Rafael Montilla (b. 1958, Caracas, Venezuela) is a multidisciplinary artist whose work spans painting, sculpture, installation, and performance, exploring the intersections of cosmology, ecology, and human consciousness. Based in Miami, Montilla’s practice investigates the tension between the natural and the synthetic, instinct and technology, seeking to reconnect viewers with the understanding that humans are part of the whole, not its owners. Central to his visual language is the Cube, a motif functioning simultaneously as diagram and metaphor: a geometry of evolution, coexistence, and collective responsibility. His work does not merely ask to be seen; it asks to be felt, provoking reflection and awakening insights already present within the observer.
Montilla’s formation in Caracas unfolded across diverse contexts: oil painting in the private studio of master painter Lucio Rivas, Textile Art at the Cristóbal Rojas Technical School of Visual Arts under Tulio Tas, and fire art at Taller Arte Fuego Cándido Millán. This plural training — across paint, fiber, and fire — laid the foundation for a hybrid practice that is never constrained by medium. Materials are intentional arguments, reflecting the hybrid condition of the contemporary human being, caught between nature and technology, instinct and artificial intelligence.
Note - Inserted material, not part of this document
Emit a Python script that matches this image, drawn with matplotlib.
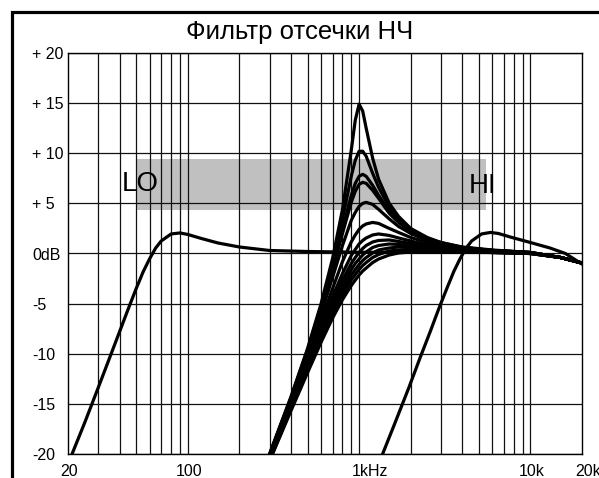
import numpy as np
import matplotlib.pyplot as plt
from matplotlib.patches import Rectangle
from matplotlib import transforms

plt.rcParams['font.family'] = ['Liberation Sans', 'DejaVu Sans']

# --- data ---
title = 'Фильтр отсечки НЧ'

y_ticks = [-20, -15, -10, -5, 0, 5, 10, 15, 20]
y_labels = ['-20', '-15', '-10', '-5', '0dB', '+ 5', '+ 10', '+ 15', '+ 20']

x_grid = [30, 40, 50, 60, 70, 80, 90, 100, 200, 300, 400, 500, 600, 700, 800, 900,
          1000, 2000, 3000, 4000, 5000, 6000, 7000, 8000, 9000, 10000]
x_label_freq = [20, 100, 1000, 10000, 20000]
x_labels = ['20', '100', '1kHz', '10k', '20k']

# low cut curve (LO)
lo_freq = [20, 25, 30, 35, 40, 45, 50, 55, 60, 65, 70, 80, 90, 100, 120, 150, 200,
           300, 500, 1000, 3000, 6000, 10000, 15000, 20000]
lo_db = [-21.0, -16.9, -13.4, -10.4, -7.8, -5.5, -3.5, -1.8, -0.5, 0.55, 1.25, 1.95,
         2.05, 1.9, 1.5, 1.05, 0.65, 0.3, 0.2, 0.12, 0.12, 0.1, 0.0, -0.4, -0.95]

# high cut curve (HI)
hi_freq = [1300, 1620, 1950, 2270, 2600, 2920, 3250, 3570, 3890, 4220, 4540, 5190,
           5840, 6490, 7790, 9740, 13000, 16000, 20000]
hi_db = [-21.0, -16.9, -13.4, -10.4, -7.8, -5.5, -3.5, -1.8, -0.5, 0.55, 1.25, 1.95,
         2.1, 2.0, 1.6, 1.15, 0.55, 0.0, -1.05]

# family of curves around 1 kHz (different resonance)
fam_freq = [300, 400, 500, 600, 700, 800, 900, 950, 1000, 1050, 1100, 1200, 1300,
            1500, 1700, 2000, 2500, 3000, 4000, 6000, 10000, 15000, 20000]
fam_db = [
    [-20.0, -14.3, -9.5, -5.0, -0.5, 4.4, 10.3, 13.3, 14.9, 14.2, 12.5, 9.5, 7.4,
     5.0, 3.7, 2.5, 1.6, 1.1, 0.65, 0.35, 0.1, -0.4, -0.95],
    [-20.1, -14.4, -9.6, -5.3, -1.0, 3.4, 7.7, 9.3, 10.2, 10.2, 9.7, 8.0, 6.6,
     4.6, 3.5, 2.4, 1.5, 1.1, 0.6, 0.3, 0.1, -0.4, -0.95],
    [-20.1, -14.5, -9.8, -5.5, -1.5, 2.4, 5.8, 7.0, 7.7, 7.9, 7.7, 6.8, 5.8,
     4.2, 3.2, 2.3, 1.45, 1.0, 0.6, 0.3, 0.1, -0.4, -0.95],
    [-20.1, -14.5, -9.8, -5.6, -1.7, 2.0, 5.1, 6.2, 6.9, 7.1, 7.0, 6.3, 5.5,
     4.0, 3.1, 2.2, 1.4, 1.0, 0.6, 0.3, 0.1, -0.4, -0.95],
    [-20.2, -14.6, -10.1, -6.0, -2.4, 0.8, 3.3, 4.1, 4.7, 5.0, 5.1, 4.9, 4.4,
     3.45, 2.7, 2.0, 1.3, 0.9, 0.55, 0.3, 0.1, -0.4, -0.95],
    [-20.3, -14.85, -10.5, -6.7, -3.5, -0.8, 1.15, 1.85, 2.4, 2.75, 2.95, 3.1, 3.0,
     2.5, 2.1, 1.6, 1.1, 0.8, 0.5, 0.25, 0.05, -0.4, -0.95],
    [-20.4, -15.05, -10.8, -7.3, -4.3, -2.0, -0.2, 0.4, 0.95, 1.3, 1.55, 1.85, 1.95,
     1.8, 1.55, 1.25, 0.85, 0.65, 0.4, 0.2, 0.05, -0.4, -0.95],
    [-20.45, -15.2, -11.0, -7.6, -4.85, -2.65, -1.0, -0.4, 0.1, 0.5, 0.8, 1.15, 1.3,
     1.35, 1.2, 1.0, 0.75, 0.55, 0.35, 0.2, 0.05, -0.4, -0.95],
    [-20.5, -15.3, -11.25, -7.95, -5.25, -3.15, -1.6, -1.0, -0.55, -0.15, 0.15, 0.6, 0.8,
     0.95, 0.9, 0.8, 0.6, 0.45, 0.3, 0.15, 0.05, -0.4, -0.95],
    [-20.6, -15.45, -11.45, -8.25, -5.7, -3.65, -2.15, -1.6, -1.1, -0.7, -0.4, 0.05, 0.35,
     0.55, 0.65, 0.6, 0.5, 0.4, 0.25, 0.15, 0.0, -0.4, -0.95],
    [-20.65, -15.55, -11.65, -8.5, -6.05, -4.1, -2.65, -2.1, -1.6, -1.2, -0.9, -0.4, -0.1,
     0.25, 0.35, 0.4, 0.35, 0.3, 0.2, 0.1, 0.0, -0.4, -0.95],
    [-20.7, -15.7, -11.9, -8.85, -6.45, -4.6, -3.2, -2.65, -2.15, -1.75, -1.45, -0.9, -0.55,
     -0.15, 0.05, 0.15, 0.2, 0.2, 0.15, 0.1, 0.0, -0.4, -0.95],
]

# shaded LO..HI band
band_f = (50.5, 5510)
band_db = (4.3, 9.45)

# --- figure ---
W, H = 599, 478
fig = plt.figure(figsize=(W / 100, H / 100), dpi=100)
ax = fig.add_axes([68 / W, 1 - 454 / H, 514 / W, 401 / H])

ax.set_xscale('log')
ax.set_xlim(20, 20000)
ax.set_ylim(-20, 20)

ax.add_patch(Rectangle((band_f[0], band_db[0]), band_f[1] - band_f[0],
                       band_db[1] - band_db[0], facecolor='#c0c0c0',
                       edgecolor='none', zorder=0.3))

ax.set_xticks(x_grid)
ax.set_xticks([], minor=True)
ax.set_xticklabels([])
ax.set_yticks(y_ticks)
ax.set_yticklabels(y_labels, fontsize=11.5)
for lab in ax.get_yticklabels():
    lab.set_horizontalalignment('left')
ax.tick_params(axis='both', length=0)
ax.tick_params(axis='y', pad=26)
ax.set_axisbelow(True)
ax.grid(True, color='#111111', lw=0.9)
for sp in ax.spines.values():
    sp.set_linewidth(1.0)
    sp.set_color('black')

# curves
ax.plot(lo_freq, lo_db, color='black', lw=2.3, zorder=3)
ax.plot(hi_freq, hi_db, color='black', lw=2.3, zorder=3)
for vals in fam_db:
    ax.plot(fam_freq, vals, color='black', lw=2.3, zorder=3)

# x labels
bl = transforms.blended_transform_factory(ax.transData, ax.transAxes)
for f, s in zip(x_label_freq, x_labels):
    if s == '1kHz':
        dx, ha = -5.4, 'left'
    elif s == '20k':
        dx, ha = -5.0, 'left'
    else:
        dx, ha = 1, 'center'
    tr = transforms.offset_copy(bl, fig=fig, x=dx, y=-15.5, units='points')
    ax.text(f, 0, s, transform=tr, ha=ha, va='baseline', fontsize=11.5, clip_on=False)

# band labels
ax.text(band_f[0], 6.95, 'LO', ha='center', va='center', fontsize=20,
        transform=transforms.offset_copy(ax.transData, fig=fig, x=2.5, y=0, units='points'))
ax.text(band_f[1], 6.7, 'HI', ha='center', va='center', fontsize=20,
        transform=transforms.offset_copy(ax.transData, fig=fig, x=-2.5, y=0, units='points'))

fig.text(0.5, 1 - 32 / H, title, ha='center', va='center', fontsize=18.5)

# outer frame
fig.add_artist(Rectangle((12 / W, -0.2), 1.2, 1 - 12 / H + 0.2, transform=fig.transFigure,
                         fill=False, edgecolor='black', lw=2.3))

fig.savefig('out.png', dpi=100)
His work has been presented internationally in museums, galleries, and art fairs in Spain, Venezuela, Canada, the Netherlands, France, Italy, and the United States. Key exhibitions include Venice Biennale (2024), Tijuana Triennial I & II, Solo show at Coral Gables Museum, and collective the Coral Springs Museum of Art, alongside solo projects such as The Color Continuum (MDC Hialeah, 2025) and Marlow Moss: Consciousness of the Universe (Miami-Dade Public Library, 2025). Montilla’s public art projects include Liberty, selected for Miramar’s MCC Artscape program (2024–2026), and Big Bang 5.0, installed at the Historic Alfred I. duPont Building, Miami (2024). His works are held in numerous private collections across the Americas.
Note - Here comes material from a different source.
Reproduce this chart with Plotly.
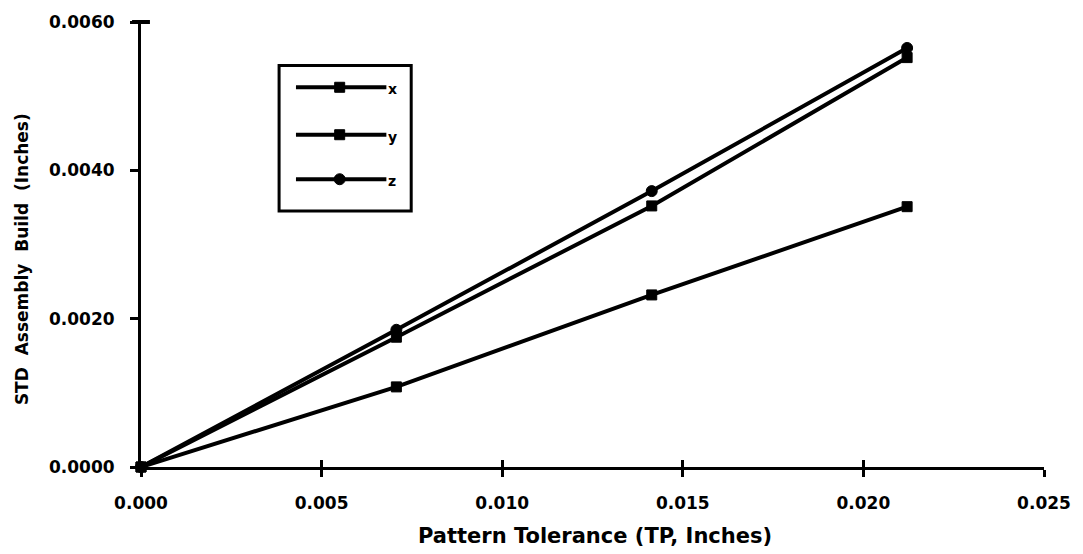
import plotly.graph_objects as go

# Data
tp = [0.0, 0.00707, 0.01414, 0.02121]
std_x = [0.0, 0.00108, 0.00232, 0.00351]
std_y = [0.0, 0.00175, 0.00352, 0.00552]
std_z = [0.0, 0.00185, 0.00372, 0.00565]
series_names = ["x", "y", "z"]
x_ticks = [0.0, 0.005, 0.010, 0.015, 0.020, 0.025]
y_ticks = [0.0, 0.002, 0.004, 0.006]
x_title = "Pattern Tolerance (TP, Inches)"
y_title = "STD  Assembly  Build  (Inches)"

W, H = 1083, 554
L, R, T, B = 141, 33, 17, 87
PW, PH = W - L - R, H - T - B

FONT = "DejaVu Sans, Liberation Sans, Arial, sans-serif"

fig = go.Figure()
styles = [
    dict(symbol="square", size=10),
    dict(symbol="square", size=10),
    dict(symbol="circle", size=11),
]
for name, ys, st in zip(series_names, [std_x, std_y, std_z], styles):
    fig.add_trace(go.Scatter(
        x=tp, y=ys, mode="lines+markers", name=name,
        line=dict(color="black", width=4),
        marker=dict(color="black", symbol=st["symbol"], size=st["size"],
                    line=dict(color="black", width=1)),
        showlegend=False, cliponaxis=False,
    ))

# Second x axis to make x ticks cross the axis line
fig.add_trace(go.Scatter(x=[0], y=[0], xaxis="x2", mode="markers",
                         marker=dict(opacity=0), showlegend=False, hoverinfo="skip"))


def px(xp):
    return (xp - L) / PW


def py(yp):
    return (T + PH - yp) / PH


shapes = []
# legend box
shapes.append(dict(type="rect", xref="paper", yref="paper",
                   x0=px(280), x1=px(413), y0=py(61), y1=py(208),
                   line=dict(color="black", width=3), fillcolor="white", layer="above"))
rows = [83, 131, 176]
for name, ry, st in zip(series_names, rows, styles):
    shapes.append(dict(type="line", xref="paper", yref="paper",
                       x0=px(297), x1=px(388), y0=py(ry), y1=py(ry),
                       line=dict(color="black", width=4), layer="above"))
    s = 10 if st["symbol"] == "square" else 11
    shapes.append(dict(type="rect" if st["symbol"] == "square" else "circle",
                       xref="paper", yref="paper", xsizemode="pixel", ysizemode="pixel",
                       xanchor=px(341), yanchor=py(ry),
                       x0=-s / 2, x1=s / 2, y0=-s / 2, y1=s / 2,
                       line=dict(color="black", width=1), fillcolor="black", layer="above"))
    fig.add_annotation(xref="paper", yref="paper", x=px(388), y=py(ry + 2),
                       text="<b>%s</b>" % name, showarrow=False, xanchor="left",
                       yanchor="middle", font=dict(family=FONT, size=14, color="black"))

# "T" cap at top of y axis
shapes.append(dict(type="line", xref="paper", yref="paper",
                   x0=px(L - 9), x1=px(L + 9), y0=1, y1=1, line=dict(color="black", width=4)))

# axis titles
fig.add_annotation(xref="paper", yref="paper", x=px(598), y=py(537),
                   text="<b>%s</b>" % x_title, showarrow=False,
                   xanchor="center", yanchor="middle",
                   font=dict(family=FONT, size=21, color="black"))
fig.add_annotation(xref="paper", yref="paper", x=px(22), y=py(257),
                   text="<b>%s</b>" % y_title, showarrow=False, textangle=-90,
                   xanchor="center", yanchor="middle",
                   font=dict(family=FONT, size=17, color="black"))

fig.update_layout(
    width=W, height=H,
    margin=dict(l=L, r=R, t=T, b=B),
    paper_bgcolor="white", plot_bgcolor="white",
    font=dict(family=FONT, size=17, color="black"),
    shapes=shapes,
    xaxis=dict(
        range=[0, 0.025], tickvals=x_ticks, tickformat=".3f",
        showgrid=False, zeroline=False,
        showline=True, linecolor="black", linewidth=3,
        ticks="outside", ticklen=7, tickwidth=3, tickcolor="black",
        ticklabelstandoff=12,
        tickfont=dict(family=FONT, size=17, weight="bold"),
    ),
    xaxis2=dict(
        range=[0, 0.025], tickvals=x_ticks, overlaying="x", anchor="y", side="bottom",
        showgrid=False, zeroline=False, showline=False, showticklabels=False,
        ticks="inside", ticklen=7, tickwidth=3, tickcolor="black",
    ),
    yaxis=dict(
        range=[0, 0.006], tickvals=y_ticks, tickformat=".4f",
        showgrid=False, zeroline=False,
        showline=True, linecolor="black", linewidth=3,
        ticks="outside", ticklen=8, tickwidth=3, tickcolor="black",
        ticklabelstandoff=12,
        tickfont=dict(family=FONT, size=17, weight="bold"),
    ),
)

fig.write_html("out.html", config={"displayModeBar": False},
               post_script="document.body.style.margin='0';")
Montilla’s contributions to the arts have been widely recognized. In 2016, the City of Miami proclaimed August 19 as Rafael Montilla Visual Artist Day, and he was included in 15 Flourishing Latin American Artists in Miami (2023), featuring texts by curators Megan Carnrite, Jared Christensen, Kelly Zhong, and Katherine Chacón. He is represented by Bernice Steinbaum Gallery.